In terms of employment opportunities, Mell was reluctant to talk about a specific number of plant jobs until the findings in the feasibility study can be digested.
Off-hand, he suspects it shouldn’t more than 30 positions, with double that number on the service and supply side – still not an insignificant number for the Temiskaming region.
Logistically, Mell expects the volume of Glencore material arriving at the plant from overseas shouldn’t be more than a couple of trucks daily.
“This is pretty high-grade material.”
On the exploration front, Mell said their Iron Creek Project in Idaho – a rare primary cobalt deposit – will be getting most of their attention.
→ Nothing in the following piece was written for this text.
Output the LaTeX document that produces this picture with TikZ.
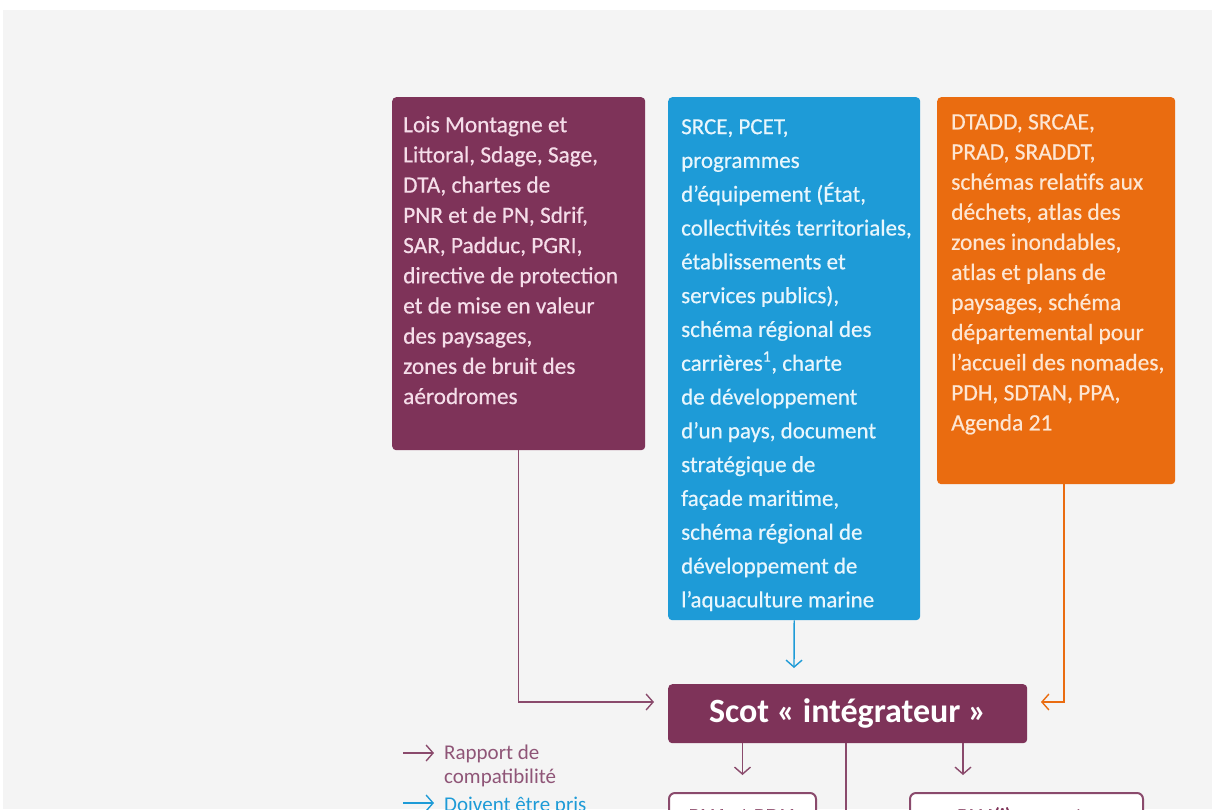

“Every hole hits (cobalt). It’s a five-million (ounce) resource on the way to 10 (million).
But Mell said they haven’t given up on Ontario.
He calls the prospective 11,700 hectares under the company’s control “fascinating.”
Their ground once hosted 50 silver mines, flush with remaining cobalt resources.
The bulk of their claims between the town of Cobalt and the former town of Silver Centre saw very little mining activity in that part of the camp, and not much in the way of modern exploration techniques were applied.
Once cash starts flowing from processing, Mell would like to resume exploration drilling there.
Before halting work, the company had 30 to 40 people drilling, conducting geophysical work, and compiling more than 100 years’ worth of data and mining information.
“We now sit with the best, most modern inventory of geological information in the Cobalt camp, with really spectacular drill results.”
Mell said one undisclosed battery manufacturer is willing to work with them to ensure their refined material meets their specifications.
Though aware of the potential risks ahead to stay on budget and the usual hiccups in recommissioning a plant, Mell admitted, “I’m having more fun than I’ve had in a few years.
“I wouldn’t say it’s daunting, but it’s an exciting year ahead. I’m mindful of the potential pitfalls and the magnitude of change we’re trying to implement.
"But I’ve got a really good, experienced team and we’ve spent a lot of time identifying what the risks are and planning for them.”